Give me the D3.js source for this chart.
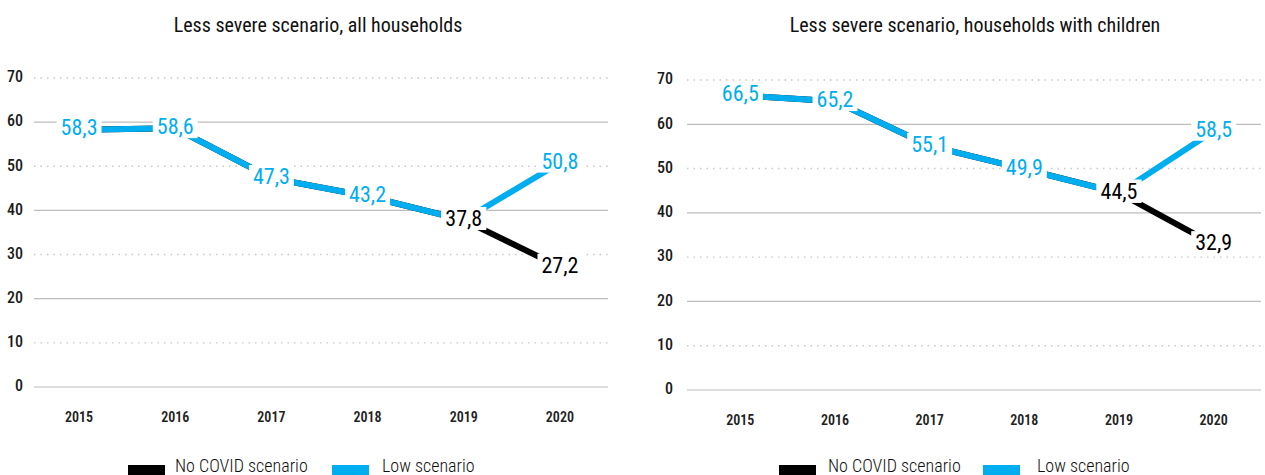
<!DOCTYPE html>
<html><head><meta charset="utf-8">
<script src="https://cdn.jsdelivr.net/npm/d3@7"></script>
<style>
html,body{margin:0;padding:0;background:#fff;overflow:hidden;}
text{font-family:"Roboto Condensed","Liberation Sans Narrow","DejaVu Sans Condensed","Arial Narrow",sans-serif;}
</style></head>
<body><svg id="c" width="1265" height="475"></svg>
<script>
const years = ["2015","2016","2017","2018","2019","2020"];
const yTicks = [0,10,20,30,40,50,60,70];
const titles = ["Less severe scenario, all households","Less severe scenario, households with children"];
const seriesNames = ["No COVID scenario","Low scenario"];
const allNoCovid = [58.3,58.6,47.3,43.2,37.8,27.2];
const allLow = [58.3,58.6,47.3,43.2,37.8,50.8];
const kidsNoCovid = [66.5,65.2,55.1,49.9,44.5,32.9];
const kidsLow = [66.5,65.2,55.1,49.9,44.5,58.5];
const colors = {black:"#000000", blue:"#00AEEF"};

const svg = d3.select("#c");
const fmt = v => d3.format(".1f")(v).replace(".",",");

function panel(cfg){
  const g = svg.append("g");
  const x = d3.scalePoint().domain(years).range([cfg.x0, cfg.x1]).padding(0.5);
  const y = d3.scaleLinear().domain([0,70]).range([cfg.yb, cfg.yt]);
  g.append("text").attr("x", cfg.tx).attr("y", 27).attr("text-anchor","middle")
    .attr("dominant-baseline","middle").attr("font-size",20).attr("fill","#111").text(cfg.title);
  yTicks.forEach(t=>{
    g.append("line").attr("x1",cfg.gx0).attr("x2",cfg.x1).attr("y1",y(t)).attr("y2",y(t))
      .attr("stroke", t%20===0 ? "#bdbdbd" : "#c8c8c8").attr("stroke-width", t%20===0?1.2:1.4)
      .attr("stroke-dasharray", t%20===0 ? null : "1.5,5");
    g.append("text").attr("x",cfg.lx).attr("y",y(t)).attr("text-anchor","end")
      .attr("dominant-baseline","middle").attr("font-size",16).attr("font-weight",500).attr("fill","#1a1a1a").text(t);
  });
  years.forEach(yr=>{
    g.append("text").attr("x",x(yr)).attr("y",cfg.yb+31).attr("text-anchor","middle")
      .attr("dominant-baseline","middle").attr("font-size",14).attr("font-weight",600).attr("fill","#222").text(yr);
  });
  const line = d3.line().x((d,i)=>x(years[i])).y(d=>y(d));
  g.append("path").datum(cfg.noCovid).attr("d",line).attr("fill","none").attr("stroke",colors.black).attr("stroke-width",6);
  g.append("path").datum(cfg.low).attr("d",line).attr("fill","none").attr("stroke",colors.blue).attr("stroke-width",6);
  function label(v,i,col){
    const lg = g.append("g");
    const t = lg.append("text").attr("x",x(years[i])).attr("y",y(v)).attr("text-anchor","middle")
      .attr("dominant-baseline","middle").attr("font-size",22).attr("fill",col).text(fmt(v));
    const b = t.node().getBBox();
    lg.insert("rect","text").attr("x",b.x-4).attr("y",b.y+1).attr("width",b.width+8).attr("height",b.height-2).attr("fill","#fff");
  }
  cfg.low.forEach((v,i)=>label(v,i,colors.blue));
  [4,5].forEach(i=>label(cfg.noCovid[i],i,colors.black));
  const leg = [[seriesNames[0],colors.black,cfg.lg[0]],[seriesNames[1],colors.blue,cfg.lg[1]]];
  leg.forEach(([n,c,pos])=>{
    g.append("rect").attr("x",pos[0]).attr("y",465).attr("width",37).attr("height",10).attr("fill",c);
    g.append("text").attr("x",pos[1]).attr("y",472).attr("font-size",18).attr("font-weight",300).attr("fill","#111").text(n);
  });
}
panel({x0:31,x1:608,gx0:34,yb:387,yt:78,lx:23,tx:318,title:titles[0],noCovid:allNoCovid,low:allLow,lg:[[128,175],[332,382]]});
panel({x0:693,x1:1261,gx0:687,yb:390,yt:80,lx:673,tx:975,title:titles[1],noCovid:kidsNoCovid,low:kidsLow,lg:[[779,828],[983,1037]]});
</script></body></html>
---
**Set task**
Transcribe all of the material exactly, leaving out whatever pictures it contains.

**Solution below**
Give me the D3.js source for this chart.
<!DOCTYPE html>
<html><head><meta charset="utf-8">
<script src="https://cdn.jsdelivr.net/npm/d3@7"></script>
<style>
html,body{margin:0;padding:0;background:#fff;overflow:hidden;}
text{font-family:"Roboto Condensed","Liberation Sans Narrow","DejaVu Sans Condensed","Arial Narrow",sans-serif;}
</style></head>
<body><svg id="c" width="1265" height="475"></svg>
<script>
const years = ["2015","2016","2017","2018","2019","2020"];
const yTicks = [0,10,20,30,40,50,60,70];
const titles = ["Less severe scenario, all households","Less severe scenario, households with children"];
const seriesNames = ["No COVID scenario","Low scenario"];
const allNoCovid = [58.3,58.6,47.3,43.2,37.8,27.2];
const allLow = [58.3,58.6,47.3,43.2,37.8,50.8];
const kidsNoCovid = [66.5,65.2,55.1,49.9,44.5,32.9];
const kidsLow = [66.5,65.2,55.1,49.9,44.5,58.5];
const colors = {black:"#000000", blue:"#00AEEF"};

const svg = d3.select("#c");
const fmt = v => d3.format(".1f")(v).replace(".",",");

function panel(cfg){
  const g = svg.append("g");
  const x = d3.scalePoint().domain(years).range([cfg.x0, cfg.x1]).padding(0.5);
  const y = d3.scaleLinear().domain([0,70]).range([cfg.yb, cfg.yt]);
  g.append("text").attr("x", cfg.tx).attr("y", 27).attr("text-anchor","middle")
    .attr("dominant-baseline","middle").attr("font-size",20).attr("fill","#111").text(cfg.title);
  yTicks.forEach(t=>{
    g.append("line").attr("x1",cfg.gx0).attr("x2",cfg.x1).attr("y1",y(t)).attr("y2",y(t))
      .attr("stroke", t%20===0 ? "#bdbdbd" : "#c8c8c8").attr("stroke-width", t%20===0?1.2:1.4)
      .attr("stroke-dasharray", t%20===0 ? null : "1.5,5");
    g.append("text").attr("x",cfg.lx).attr("y",y(t)).attr("text-anchor","end")
      .attr("dominant-baseline","middle").attr("font-size",16).attr("font-weight",500).attr("fill","#1a1a1a").text(t);
  });
  years.forEach(yr=>{
    g.append("text").attr("x",x(yr)).attr("y",cfg.yb+31).attr("text-anchor","middle")
      .attr("dominant-baseline","middle").attr("font-size",14).attr("font-weight",600).attr("fill","#222").text(yr);
  });
  const line = d3.line().x((d,i)=>x(years[i])).y(d=>y(d));
  g.append("path").datum(cfg.noCovid).attr("d",line).attr("fill","none").attr("stroke",colors.black).attr("stroke-width",6);
  g.append("path").datum(cfg.low).attr("d",line).attr("fill","none").attr("stroke",colors.blue).attr("stroke-width",6);
  function label(v,i,col){
    const lg = g.append("g");
    const t = lg.append("text").attr("x",x(years[i])).attr("y",y(v)).attr("text-anchor","middle")
      .attr("dominant-baseline","middle").attr("font-size",22).attr("fill",col).text(fmt(v));
    const b = t.node().getBBox();
    lg.insert("rect","text").attr("x",b.x-4).attr("y",b.y+1).attr("width",b.width+8).attr("height",b.height-2).attr("fill","#fff");
  }
  cfg.low.forEach((v,i)=>label(v,i,colors.blue));
  [4,5].forEach(i=>label(cfg.noCovid[i],i,colors.black));
  const leg = [[seriesNames[0],colors.black,cfg.lg[0]],[seriesNames[1],colors.blue,cfg.lg[1]]];
  leg.forEach(([n,c,pos])=>{
    g.append("rect").attr("x",pos[0]).attr("y",465).attr("width",37).attr("height",10).attr("fill",c);
    g.append("text").attr("x",pos[1]).attr("y",472).attr("font-size",18).attr("font-weight",300).attr("fill","#111").text(n);
  });
}
panel({x0:31,x1:608,gx0:34,yb:387,yt:78,lx:23,tx:318,title:titles[0],noCovid:allNoCovid,low:allLow,lg:[[128,175],[332,382]]});
panel({x0:693,x1:1261,gx0:687,yb:390,yt:80,lx:673,tx:975,title:titles[1],noCovid:kidsNoCovid,low:kidsLow,lg:[[779,828],[983,1037]]});
</script></body></html>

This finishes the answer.